• **Work to do**
Leave out all pictures. Return exactly the lines from the top of the material through the line containing "64, right: W".

§ §

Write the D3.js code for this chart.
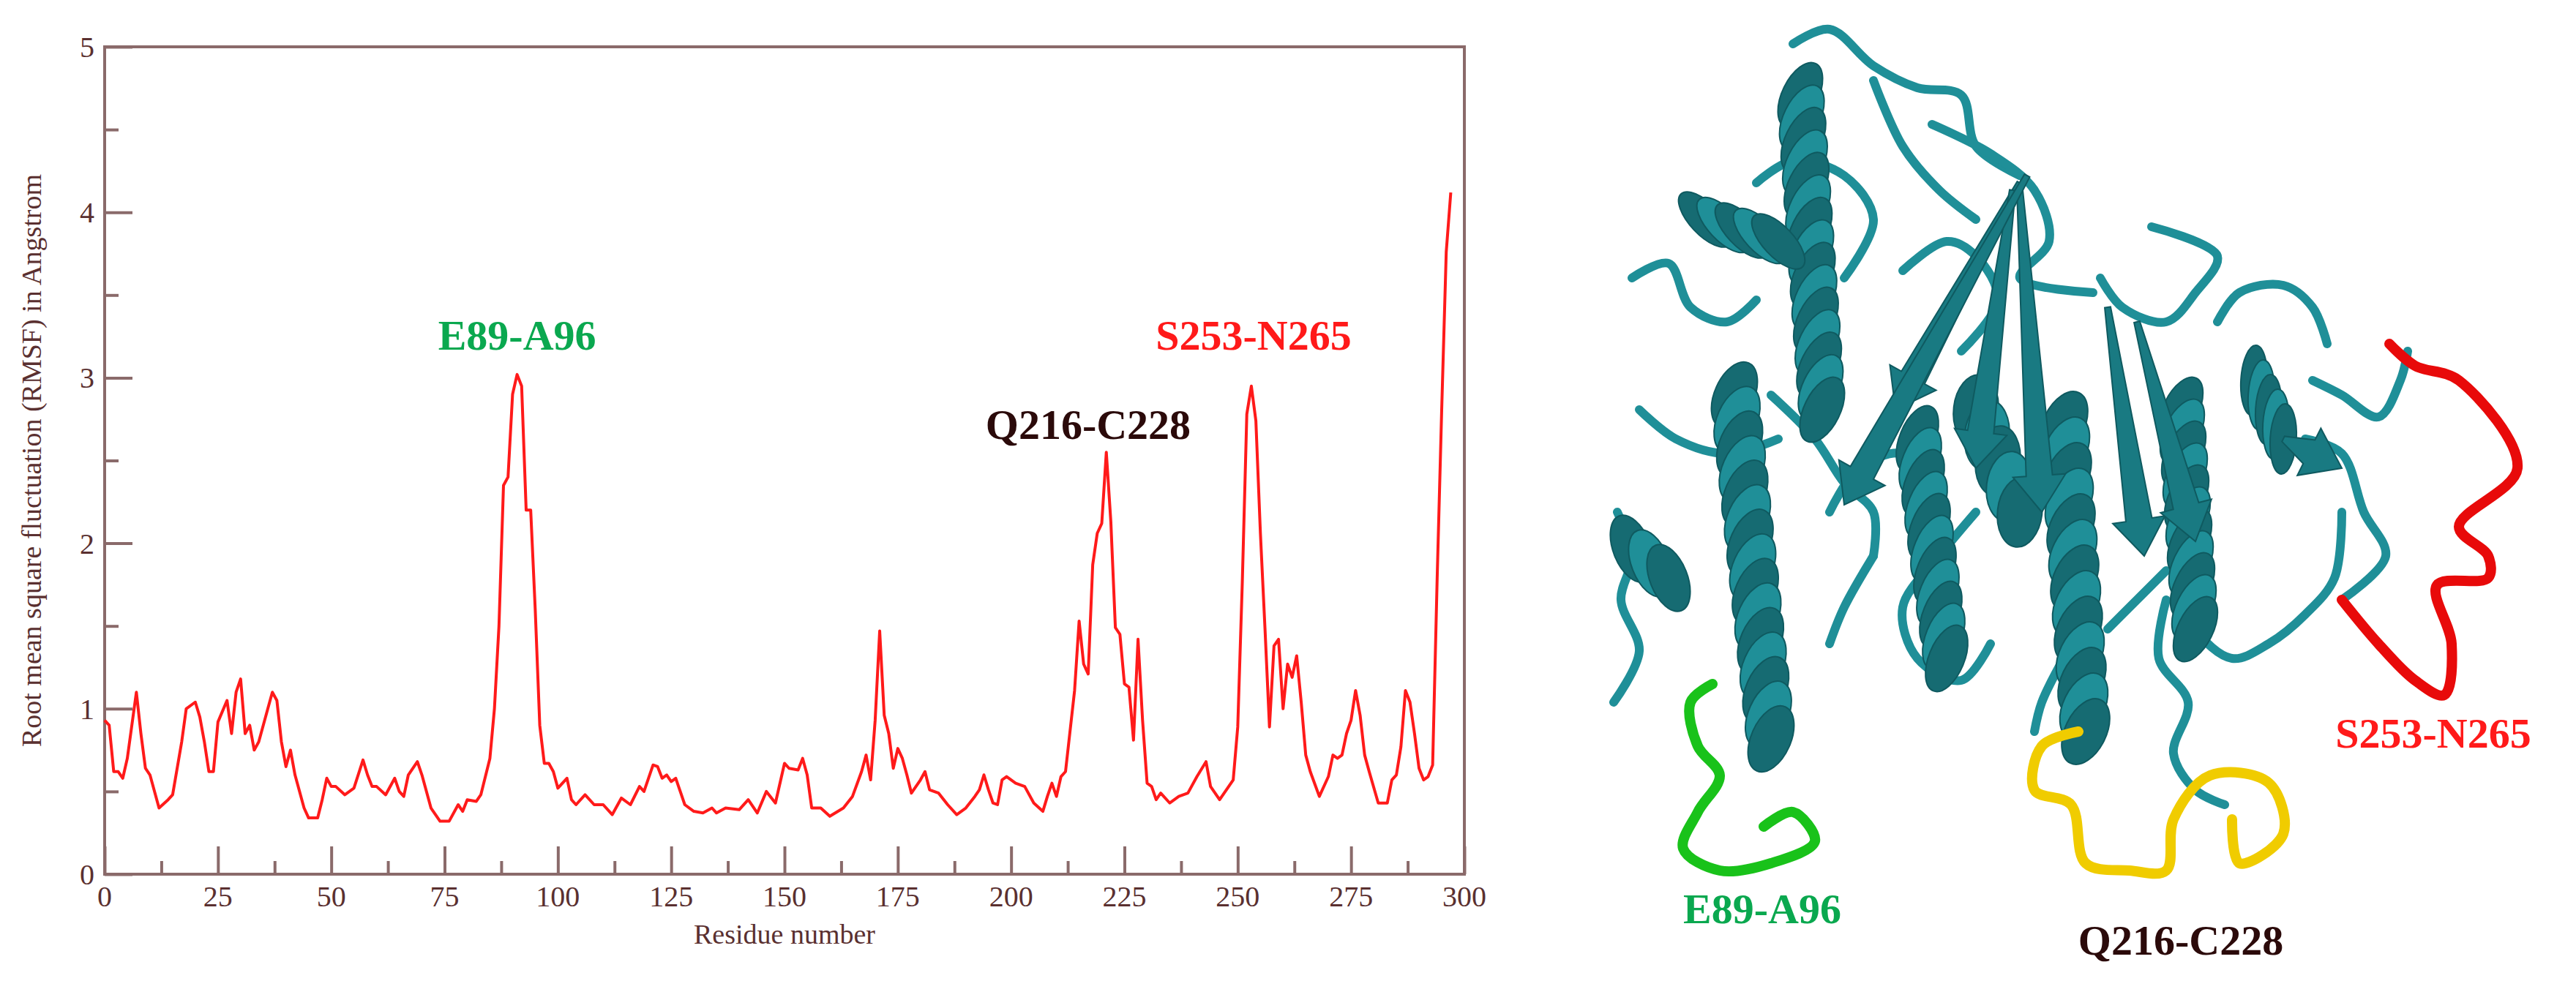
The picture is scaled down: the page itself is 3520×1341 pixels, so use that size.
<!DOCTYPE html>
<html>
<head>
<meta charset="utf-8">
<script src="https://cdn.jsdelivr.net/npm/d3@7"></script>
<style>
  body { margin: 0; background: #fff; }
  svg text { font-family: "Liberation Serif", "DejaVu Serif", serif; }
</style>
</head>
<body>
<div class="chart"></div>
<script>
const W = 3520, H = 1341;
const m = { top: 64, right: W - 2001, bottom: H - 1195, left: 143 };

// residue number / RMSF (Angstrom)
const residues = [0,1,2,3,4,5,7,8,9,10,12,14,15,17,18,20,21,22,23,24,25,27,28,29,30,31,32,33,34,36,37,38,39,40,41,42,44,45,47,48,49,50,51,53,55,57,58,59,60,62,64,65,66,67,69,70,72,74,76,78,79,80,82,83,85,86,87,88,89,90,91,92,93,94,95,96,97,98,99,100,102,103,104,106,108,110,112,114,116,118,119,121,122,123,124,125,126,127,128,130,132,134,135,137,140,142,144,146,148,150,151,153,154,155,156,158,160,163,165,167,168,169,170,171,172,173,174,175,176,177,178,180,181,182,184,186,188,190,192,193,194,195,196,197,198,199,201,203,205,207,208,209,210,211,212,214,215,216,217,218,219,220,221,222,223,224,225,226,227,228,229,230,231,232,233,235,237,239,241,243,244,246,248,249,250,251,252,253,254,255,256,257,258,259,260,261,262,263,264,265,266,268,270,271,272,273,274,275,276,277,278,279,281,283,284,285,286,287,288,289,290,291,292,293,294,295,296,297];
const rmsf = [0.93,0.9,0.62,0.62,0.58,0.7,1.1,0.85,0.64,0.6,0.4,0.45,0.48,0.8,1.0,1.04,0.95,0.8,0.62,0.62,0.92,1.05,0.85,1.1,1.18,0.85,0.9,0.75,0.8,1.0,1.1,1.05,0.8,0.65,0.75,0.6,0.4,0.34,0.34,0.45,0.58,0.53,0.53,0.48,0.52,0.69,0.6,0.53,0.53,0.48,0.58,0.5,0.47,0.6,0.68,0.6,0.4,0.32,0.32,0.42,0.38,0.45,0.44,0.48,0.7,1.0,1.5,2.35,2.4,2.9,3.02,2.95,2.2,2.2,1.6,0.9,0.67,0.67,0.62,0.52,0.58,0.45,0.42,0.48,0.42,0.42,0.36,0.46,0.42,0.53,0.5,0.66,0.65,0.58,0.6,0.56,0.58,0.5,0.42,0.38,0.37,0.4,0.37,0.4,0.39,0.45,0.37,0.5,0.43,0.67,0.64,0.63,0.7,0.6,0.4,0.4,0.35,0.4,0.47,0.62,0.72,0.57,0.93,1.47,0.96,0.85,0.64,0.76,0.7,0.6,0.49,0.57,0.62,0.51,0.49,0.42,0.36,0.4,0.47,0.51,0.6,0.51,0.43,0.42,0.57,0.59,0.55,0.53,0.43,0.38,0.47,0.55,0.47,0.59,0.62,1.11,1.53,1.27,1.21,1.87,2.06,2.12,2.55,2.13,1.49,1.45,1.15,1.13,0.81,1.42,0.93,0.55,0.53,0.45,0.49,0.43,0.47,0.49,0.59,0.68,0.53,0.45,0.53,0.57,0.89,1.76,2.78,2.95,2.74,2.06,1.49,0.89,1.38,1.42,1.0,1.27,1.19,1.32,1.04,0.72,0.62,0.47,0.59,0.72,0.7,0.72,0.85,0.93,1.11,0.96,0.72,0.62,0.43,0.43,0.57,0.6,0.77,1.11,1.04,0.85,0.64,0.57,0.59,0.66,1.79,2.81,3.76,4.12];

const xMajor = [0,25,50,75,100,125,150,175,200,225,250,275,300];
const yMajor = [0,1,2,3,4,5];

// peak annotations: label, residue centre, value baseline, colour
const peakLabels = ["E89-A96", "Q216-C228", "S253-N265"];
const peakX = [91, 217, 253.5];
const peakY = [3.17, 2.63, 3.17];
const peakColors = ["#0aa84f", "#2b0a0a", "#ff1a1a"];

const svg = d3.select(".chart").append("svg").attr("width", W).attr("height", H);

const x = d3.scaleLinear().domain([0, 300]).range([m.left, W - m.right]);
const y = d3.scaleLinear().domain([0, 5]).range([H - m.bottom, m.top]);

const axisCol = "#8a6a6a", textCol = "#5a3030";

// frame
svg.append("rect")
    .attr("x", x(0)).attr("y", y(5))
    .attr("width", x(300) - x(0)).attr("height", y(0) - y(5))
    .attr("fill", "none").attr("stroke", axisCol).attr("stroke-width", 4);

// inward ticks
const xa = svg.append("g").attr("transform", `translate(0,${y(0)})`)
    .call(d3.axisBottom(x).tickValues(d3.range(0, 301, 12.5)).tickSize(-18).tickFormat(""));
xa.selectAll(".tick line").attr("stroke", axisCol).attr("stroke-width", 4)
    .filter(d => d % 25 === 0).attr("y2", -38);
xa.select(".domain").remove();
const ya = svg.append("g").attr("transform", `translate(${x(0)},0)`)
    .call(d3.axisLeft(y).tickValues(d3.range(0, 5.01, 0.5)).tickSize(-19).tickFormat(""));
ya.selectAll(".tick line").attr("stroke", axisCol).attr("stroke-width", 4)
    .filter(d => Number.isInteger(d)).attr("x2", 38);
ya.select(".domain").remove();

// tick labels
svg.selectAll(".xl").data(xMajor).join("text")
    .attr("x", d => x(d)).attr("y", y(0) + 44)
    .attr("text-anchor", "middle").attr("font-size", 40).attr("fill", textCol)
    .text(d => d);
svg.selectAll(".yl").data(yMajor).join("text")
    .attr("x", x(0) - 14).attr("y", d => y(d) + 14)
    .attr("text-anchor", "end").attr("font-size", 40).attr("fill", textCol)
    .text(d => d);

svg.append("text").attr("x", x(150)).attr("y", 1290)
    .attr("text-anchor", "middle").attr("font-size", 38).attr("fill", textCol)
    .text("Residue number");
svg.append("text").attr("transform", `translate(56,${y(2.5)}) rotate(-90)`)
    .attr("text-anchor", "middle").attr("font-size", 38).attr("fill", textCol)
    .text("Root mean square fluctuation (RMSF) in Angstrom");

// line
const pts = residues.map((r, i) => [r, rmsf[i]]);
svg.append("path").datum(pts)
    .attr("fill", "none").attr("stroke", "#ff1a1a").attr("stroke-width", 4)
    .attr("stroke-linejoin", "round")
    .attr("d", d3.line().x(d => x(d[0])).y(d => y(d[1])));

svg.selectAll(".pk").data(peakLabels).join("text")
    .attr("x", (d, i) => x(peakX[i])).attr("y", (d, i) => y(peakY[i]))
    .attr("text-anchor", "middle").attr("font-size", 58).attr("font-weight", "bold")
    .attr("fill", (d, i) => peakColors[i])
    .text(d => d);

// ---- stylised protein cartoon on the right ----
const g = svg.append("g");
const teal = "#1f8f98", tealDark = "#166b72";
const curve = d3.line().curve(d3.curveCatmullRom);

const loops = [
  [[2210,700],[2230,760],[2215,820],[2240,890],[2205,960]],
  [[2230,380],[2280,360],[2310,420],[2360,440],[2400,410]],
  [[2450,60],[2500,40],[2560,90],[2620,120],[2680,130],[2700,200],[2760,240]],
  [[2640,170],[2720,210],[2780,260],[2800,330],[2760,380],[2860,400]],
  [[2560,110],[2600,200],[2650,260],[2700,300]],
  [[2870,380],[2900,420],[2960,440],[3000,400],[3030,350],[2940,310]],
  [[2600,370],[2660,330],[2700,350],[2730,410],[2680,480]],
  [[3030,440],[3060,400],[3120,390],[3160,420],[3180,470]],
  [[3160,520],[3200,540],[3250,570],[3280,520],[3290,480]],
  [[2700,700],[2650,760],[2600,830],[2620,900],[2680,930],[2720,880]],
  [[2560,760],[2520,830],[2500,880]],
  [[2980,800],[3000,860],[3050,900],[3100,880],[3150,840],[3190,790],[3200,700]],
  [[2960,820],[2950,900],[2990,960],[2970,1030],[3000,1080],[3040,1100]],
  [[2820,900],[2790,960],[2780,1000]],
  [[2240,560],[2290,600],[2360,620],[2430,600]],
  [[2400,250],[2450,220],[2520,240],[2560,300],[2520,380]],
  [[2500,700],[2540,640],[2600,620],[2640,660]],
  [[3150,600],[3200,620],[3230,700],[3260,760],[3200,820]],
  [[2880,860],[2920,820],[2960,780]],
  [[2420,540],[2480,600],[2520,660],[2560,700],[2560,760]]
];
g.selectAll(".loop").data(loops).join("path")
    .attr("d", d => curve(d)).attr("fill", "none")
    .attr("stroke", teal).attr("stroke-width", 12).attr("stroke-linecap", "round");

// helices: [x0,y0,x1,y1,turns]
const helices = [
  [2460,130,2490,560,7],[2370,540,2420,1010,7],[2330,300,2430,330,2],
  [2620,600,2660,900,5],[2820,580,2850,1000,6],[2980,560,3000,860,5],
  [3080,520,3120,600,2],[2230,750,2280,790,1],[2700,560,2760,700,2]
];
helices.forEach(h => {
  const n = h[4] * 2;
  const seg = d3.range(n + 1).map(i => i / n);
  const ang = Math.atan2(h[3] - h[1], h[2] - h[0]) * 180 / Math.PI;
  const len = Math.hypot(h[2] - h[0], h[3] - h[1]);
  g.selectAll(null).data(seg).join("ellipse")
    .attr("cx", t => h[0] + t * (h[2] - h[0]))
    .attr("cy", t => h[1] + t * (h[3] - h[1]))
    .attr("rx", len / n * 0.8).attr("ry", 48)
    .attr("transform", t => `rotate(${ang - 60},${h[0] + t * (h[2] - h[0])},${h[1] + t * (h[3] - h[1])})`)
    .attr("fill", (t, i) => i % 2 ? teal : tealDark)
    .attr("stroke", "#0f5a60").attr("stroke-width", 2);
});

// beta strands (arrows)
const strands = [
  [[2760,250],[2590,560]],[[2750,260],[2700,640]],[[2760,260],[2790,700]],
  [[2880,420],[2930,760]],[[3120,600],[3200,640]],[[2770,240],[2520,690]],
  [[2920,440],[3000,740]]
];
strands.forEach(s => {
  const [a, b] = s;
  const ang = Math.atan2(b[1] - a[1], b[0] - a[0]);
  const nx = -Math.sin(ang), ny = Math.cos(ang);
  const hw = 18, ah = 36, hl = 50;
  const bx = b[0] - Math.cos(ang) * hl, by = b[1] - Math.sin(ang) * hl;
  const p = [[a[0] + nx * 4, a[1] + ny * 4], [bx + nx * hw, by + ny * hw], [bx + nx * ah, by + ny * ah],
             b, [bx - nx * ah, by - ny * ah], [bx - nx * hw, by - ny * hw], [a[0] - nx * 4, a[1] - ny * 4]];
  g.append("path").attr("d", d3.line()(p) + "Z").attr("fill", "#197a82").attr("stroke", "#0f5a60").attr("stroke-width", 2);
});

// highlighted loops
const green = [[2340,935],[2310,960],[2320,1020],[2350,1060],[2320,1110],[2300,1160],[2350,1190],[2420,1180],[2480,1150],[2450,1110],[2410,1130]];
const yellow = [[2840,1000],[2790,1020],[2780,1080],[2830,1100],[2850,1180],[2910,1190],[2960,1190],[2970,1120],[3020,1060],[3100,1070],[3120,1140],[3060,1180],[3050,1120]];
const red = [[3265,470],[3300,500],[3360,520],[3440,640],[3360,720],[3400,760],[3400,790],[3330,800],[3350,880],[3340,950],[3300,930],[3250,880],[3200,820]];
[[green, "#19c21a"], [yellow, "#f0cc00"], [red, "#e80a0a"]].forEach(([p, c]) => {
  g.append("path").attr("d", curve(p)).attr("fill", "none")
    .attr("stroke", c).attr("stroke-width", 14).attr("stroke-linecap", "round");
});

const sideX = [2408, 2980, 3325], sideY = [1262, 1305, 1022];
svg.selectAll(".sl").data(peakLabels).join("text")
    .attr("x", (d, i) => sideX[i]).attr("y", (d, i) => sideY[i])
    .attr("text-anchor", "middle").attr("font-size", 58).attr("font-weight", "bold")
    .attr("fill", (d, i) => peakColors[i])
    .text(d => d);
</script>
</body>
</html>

§ §

• **Result for this task**
Write the D3.js code for this chart.
The picture is scaled down: the page itself is 3520×1341 pixels, so use that size.
<!DOCTYPE html>
<html>
<head>
<meta charset="utf-8">
<script src="https://cdn.jsdelivr.net/npm/d3@7"></script>
<style>
  body { margin: 0; background: #fff; }
  svg text { font-family: "Liberation Serif", "DejaVu Serif", serif; }
</style>
</head>
<body>
<div class="chart"></div>
<script>
const W = 3520, H = 1341;
const m = { top: 64, right: W - 2001, bottom: H - 1195, left: 143 };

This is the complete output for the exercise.